Have you been asked by a real estate salesperson (i.e. Broke-Er) to sign an exclusive listing agreement (“ELA”)?
Read this first because you need to know what you’re getting yourself into.
- An ELA stops you from using anyone else to sell your practice. It also forces you to pay the Broke-Er a BIG commission when they sell (e.g. 10% of the sale price – yes, you read that right, 10%).
- An ELA locks you into paying the Broke-Er their 10% commission if they sell your practice for a set period of time. How long? It’s based on how long the Agreement goes (e.g. typically 1 year).
- An ELA forces you to have to pay the 10% commission even if the Broke-Er could NOT sell your practice! That’s right. If the term of the ELA is over and they couldn’t sell your practice BUT YOU end up selling it yourself, then you could be still on the hook. That’s because there’s a “Holdover Period” that applies and it’s usually anywhere FROM 6 months to 18 months AFTER the listing agreement is over. Don’t believe me, read these court cases! Poor dentist!
- In exchange for their commissions (which on a 2 million dollar sale would, at 10%, be a $200,000 plus HST commission), the real estate salespeople will prepare an appraisal and run an open house and do some marketing to try to find you a buyer.
- The usual Exclusive Listing Agreement talks ON AND ON about how the real estate agent gets paid:
- They want their 10% commissions if the practice is sold during the term.
- They want their 10% commissions if the practice is sold after the term if negotiations took place during the term.
- They want their 10% commissions if the practice is sold after the term if the buyer was introduced/found during the term (whether or not the Broke-Er agent found the buyer or made such an introduction!).
- They want their 10% commissions if you do a share sale or asset sale.
- They want their 10% commissions if there’s a willing buyer who is ready and able to do a deal, and REGARDLESS of whether the deal actually happens (P.S. I’m not even sure how this one is legal since it looks like it’s an agreement to agree and the dentist is being forced into the big unknown of accepting an offer even if it is not a good offer or the seller changes their mind or doesn’t want to sell on the terms offered).
- They want to take the deposit from the buyer (even though it should be going into the selling lawyer’s trust account).
- They take 50% of any deposit that the buyer loses (This rarely happens because deals are “conditional”; and if a non-refundable deposit is given, it should go to the seller since we don’t consider that to be anyone else’s money).
- Lastly, you STILL need a lawyer throughout the process to help you with your lease matters, employment matters, corporate matters, and do all the legal work for the actual purchase/sale transaction!
ELAs have been, unfortunately, standard in the industry for decades.

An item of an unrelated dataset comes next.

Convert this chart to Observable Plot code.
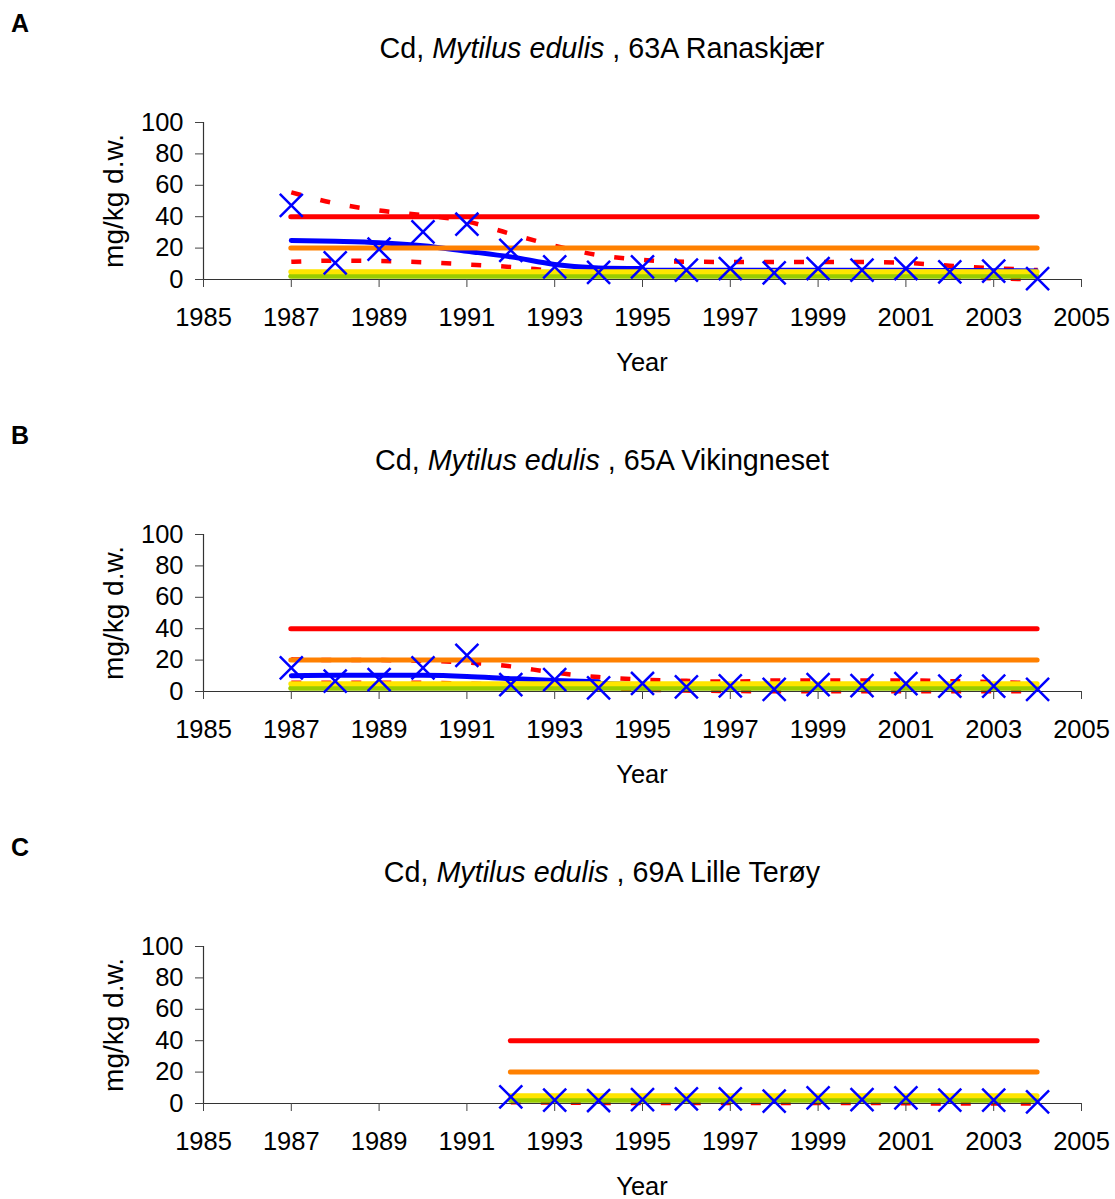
<!DOCTYPE html>
<html>
<head>
<meta charset="utf-8">
<script src="https://cdn.jsdelivr.net/npm/d3@7"></script>
<script src="https://cdn.jsdelivr.net/npm/@observablehq/plot@0.6"></script>
<style>
  html, body { margin: 0; padding: 0; background: #fff; }
  body { width: 1115px; height: 1199px; overflow: hidden; position: relative;
         font-family: "Liberation Sans", Arial, Helvetica, sans-serif; color: #000; }
  .panel { position: absolute; left: 0; width: 1115px; height: 412px; }
  .letter { position: absolute; left: 11px; top: 11px; font-weight: bold; font-size: 25px; line-height: 1; white-space: nowrap; }
  .title { position: absolute; left: 602px; top: 33.7px; transform: translateX(-50%); font-size: 28.7px; line-height: 1; white-space: nowrap; }
  .ytitle { position: absolute; left: 113.5px; top: 201px; transform: translate(-50%, -50%) rotate(-90deg); font-size: 28px; line-height: 1; white-space: nowrap; }
  .xtitle { position: absolute; left: 642px; top: 349.5px; transform: translateX(-50%); font-size: 25.5px; line-height: 1; white-space: nowrap; }
  .chart { position: absolute; left: 0; top: 100px; }
</style>
</head>
<body>
<script>
// ---------- data ----------
const panelLetters = ["A", "B", "C"];
const species = "Mytilus edulis";
const stations = ["63A Ranaskjær", "65A Vikingneset", "69A Lille Terøy"];
const yLabel = "mg/kg d.w.";
const xLabel = "Year";

const xTicks = [1985, 1987, 1989, 1991, 1993, 1995, 1997, 1999, 2001, 2003, 2005];
const yTicks = [0, 20, 40, 60, 80, 100];

// classification limits (classes I-V) and their line colours
const classLimits = [2, 5, 20, 40];
const classColors = ["#99cc00", "#ffe500", "#ff8000", "#ff0000"];

const yearsAB = [1987, 1988, 1989, 1990, 1991, 1992, 1993, 1994, 1995, 1996, 1997, 1998, 1999, 2000, 2001, 2002, 2003, 2004];
const yearsC = [1992, 1993, 1994, 1995, 1996, 1997, 1998, 1999, 2000, 2001, 2002, 2003, 2004];

// A: 63A Ranaskjær
const medianA = [47.2, 10.6, 19.3, 30.3, 35.2, 18.6, 8.0, 4.5, 8.0, 6.0, 7.0, 4.2, 7.0, 6.0, 7.0, 4.9, 5.3, 0.6];
const trendA  = [24.9, 24.3, 23.4, 21.5, 18.0, 14.4, 9.6, 7.4, 7.0, 6.9, 6.9, 6.9, 6.9, 6.9, 6.9, 6.8, 6.7, 6.5];
const upperA  = [55.5, 48.5, 44.0, 41.0, 37.0, 29.0, 21.5, 15.5, 12.5, 11.3, 11.2, 11.2, 11.2, 11.2, 10.6, 8.8, 7.2, 6.0];
const lowerA  = [11.3, 12.0, 11.8, 11.0, 9.6, 8.0, 5.5, 3.5, 3.0, 3.0, 3.0, 3.0, 3.0, 3.0, 2.8, 2.0, 0.8, 0.0];
const thickEndA = 1995;

// B: 65A Vikingneset
const medianB = [15.0, 6.6, 7.6, 15.0, 23.0, 4.4, 7.6, 2.3, 5.1, 2.9, 3.6, 1.3, 4.4, 3.8, 5.0, 3.4, 3.4, 1.3];
const trendB  = [10.0, 10.3, 10.4, 10.3, 9.6, 8.2, 7.0, 6.2, 5.4, 4.9, 4.6, 4.4, 4.3, 4.2, 4.1, 4.0, 3.9, 3.8];
const upperB  = [20.5, 20.0, 20.0, 19.5, 18.5, 16.0, 12.0, 9.2, 7.6, 6.8, 6.3, 7.0, 7.0, 7.0, 7.0, 6.6, 6.0, 5.2];
const lowerB  = [5.5, 5.5, 5.5, 5.5, 5.0, 4.0, 3.0, 2.0, 1.2, 0.6, 0.3, 0.2, 0.2, 0.2, 0.2, 0.2, 0.2, 0.2];
const thickEndB = 1994;

// C: 69A Lille Terøy
const medianC = [4.2, 2.1, 1.9, 2.5, 3.0, 3.0, 1.5, 3.6, 2.5, 3.6, 2.1, 2.1, 1.1];
const trendC  = [2.9, 2.8, 2.7, 2.7, 2.7, 2.7, 2.7, 2.7, 2.7, 2.6, 2.5, 2.4, 2.3];
const upperC  = [4.6, 4.4, 4.3, 4.3, 4.3, 4.3, 4.3, 4.3, 4.3, 4.2, 4.1, 4.0, 3.9];
const lowerC  = [0.8, 0.6, 0.4, 0.3, 0.3, 0.3, 0.3, 0.3, 0.3, 0.2, 0.0, 0.0, 0.0];
const thickEndC = null;

const panels = [
  {years: yearsAB, median: medianA, trend: trendA, upper: upperA, lower: lowerA, thickEnd: thickEndA},
  {years: yearsAB, median: medianB, trend: trendB, upper: upperB, lower: lowerB, thickEnd: thickEndB},
  {years: yearsC,  median: medianC, trend: trendC, upper: upperC, lower: lowerC, thickEnd: thickEndC}
];

// ---------- drawing ----------
const PANEL_H = 412;

panels.forEach((p, i) => {
  const div = document.createElement("div");
  div.className = "panel";
  div.style.top = (i * PANEL_H) + "px";
  document.body.appendChild(div);

  const letter = document.createElement("div");
  letter.className = "letter";
  letter.textContent = panelLetters[i];
  div.appendChild(letter);

  const title = document.createElement("div");
  title.className = "title";
  title.append("Cd, ");
  const em = document.createElement("i");
  em.textContent = species;
  title.append(em);
  title.append(" , " + stations[i]);
  div.appendChild(title);

  const yt = document.createElement("div");
  yt.className = "ytitle";
  yt.textContent = yLabel;
  div.appendChild(yt);

  const xt = document.createElement("div");
  xt.className = "xtitle";
  xt.textContent = xLabel;
  div.appendChild(xt);

  const rows = (vals, name) => p.years.map((y, k) => ({year: y, value: vals[k], series: name}));
  const medianRows = rows(p.median, "median");
  const bandRows = rows(p.upper, "upper").concat(rows(p.lower, "lower"));
  const trendRows = rows(p.trend, "trend");
  const thickRows = p.thickEnd == null ? [] : trendRows.filter(d => d.year <= p.thickEnd);
  const thinRows = p.thickEnd == null ? trendRows : trendRows.filter(d => d.year >= p.thickEnd);
  const x1 = p.years[0], x2 = p.years[p.years.length - 1];
  const refRows = classLimits.map((lv, k) => ({level: lv, x1, x2, color: classColors[k]}));

  const chart = Plot.plot({
    width: 1115,
    height: 280,
    marginLeft: 203,
    marginRight: 34,
    marginTop: 22,
    marginBottom: 101,
    style: {fontFamily: '"Liberation Sans", Arial, Helvetica, sans-serif', fontSize: "25.5px", color: "#000", background: "transparent", overflow: "visible"},
    x: {domain: [1985, 2005]},
    y: {domain: [0, 100]},
    color: {type: "identity"},
    marks: [
      Plot.line(bandRows, {x: "year", y: "value", z: "series", stroke: "#ff0000", strokeWidth: 4.5,
        strokeDasharray: "10,20", strokeLinecap: "butt", curve: "monotone-x"}),
      Plot.line(thinRows, {x: "year", y: "value", stroke: "#0000ff", strokeWidth: 1.6, curve: "monotone-x"}),
      Plot.line(thickRows, {x: "year", y: "value", stroke: "#0000ff", strokeWidth: 5, curve: "monotone-x"}),
      Plot.ruleY(refRows, {y: "level", x1: "x1", x2: "x2", stroke: "color", strokeWidth: 5, strokeLinecap: "round"}),
      Plot.ruleY([0], {stroke: "#333", strokeWidth: 1.2}),
      Plot.ruleX([1985], {stroke: "#333", strokeWidth: 1.2}),
      Plot.axisX({ticks: xTicks, tickSize: 8, tickPadding: 20, tickFormat: d => String(d), label: null, stroke: "#444"}),
      Plot.axisY({ticks: yTicks, tickSize: 8, tickPadding: 12, tickFormat: d => String(d), label: null, stroke: "#444"}),
      Plot.dot(medianRows, {x: "year", y: "value", symbol: "times", r: 10.5, stroke: "#0000ff", strokeWidth: 2.5})
    ]
  });
  chart.classList.add("chart");
  div.appendChild(chart);
});
</script>
</body>
</html>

And we’ve witnessed more real estate agents try to get into the Broke-Er game over the past few years to try to grab money from dentists when they sell their practice.
Is there a Better Option?
ABSOLUTELY !!! We at DMC LLP are Canada’s largest boutique-only dental law firm. We help prepare, market and sell your dental practice and you DON’T have to sign any exclusivity. On top of that, our pricing INCLUDES both finding the buyer (e.g. marketing, running the open house, negotiating the deal) AND doing the legal work.
We can market the sale of your practice – confidentially and discretely – to thousands of Ontario dentists who’ve signed confidentiality agreements with us to purchase practices. We run open houses, do eBlasts and hit the phones to talk to buyers. We get involved EARLY on to help prepare your practice for sale (clean up your lease, put team members on contract, make sure your corporation is ready to be sold so you can claim the capital gains exemption, etc.). We also represent buyers on other transactions (where we are not already representing the selling dentist) so we know what they’re looking for or will make a big issue out so we can remedy those things with the seller’s practice before it becomes an issue in a transaction.
We draft and negotiate the legal paperwork (letters of intent, purchase and sale agreements, associate agreements, lease transfers, etc.) so that your interests and rights are represented properly (do you want a real estate agent doing this???!!!) and risks are mitigated.
Do you need a real estate agent as part of that equation? No. Have questions? Give us a shout. You can contact the author at 647.680.9530. We’ll get back to you the same day for a no-obligation free consult.
If you want to know what incentivizes us to help you achieve your goals on your sale (which could be the highest price or a very fast closing or finding a certain purchaser to sell to) then here they are:
- First, we have an idea of what your practice should be selling for based on about 50 metrics (that’s a 1-2 hour-long complimentary phone call with myself or my law partner, David Mayzel). So it’s not like we don’t have a sense already of what the buyers are prepared to pay.
- Second, what we’re really looking for is DENTISTS telling dentists about how great we are and how our model of doing everything in-house (lease, employment law matters, corporate/purification work, marketing, selling, associate agreements, advising throughout, etc.) is the best approach.
- Third, we encourage our selling dentists that, if they’re happy after the sale and achieved their minimum price, then they can participate or donate towards our dental charity outreach program.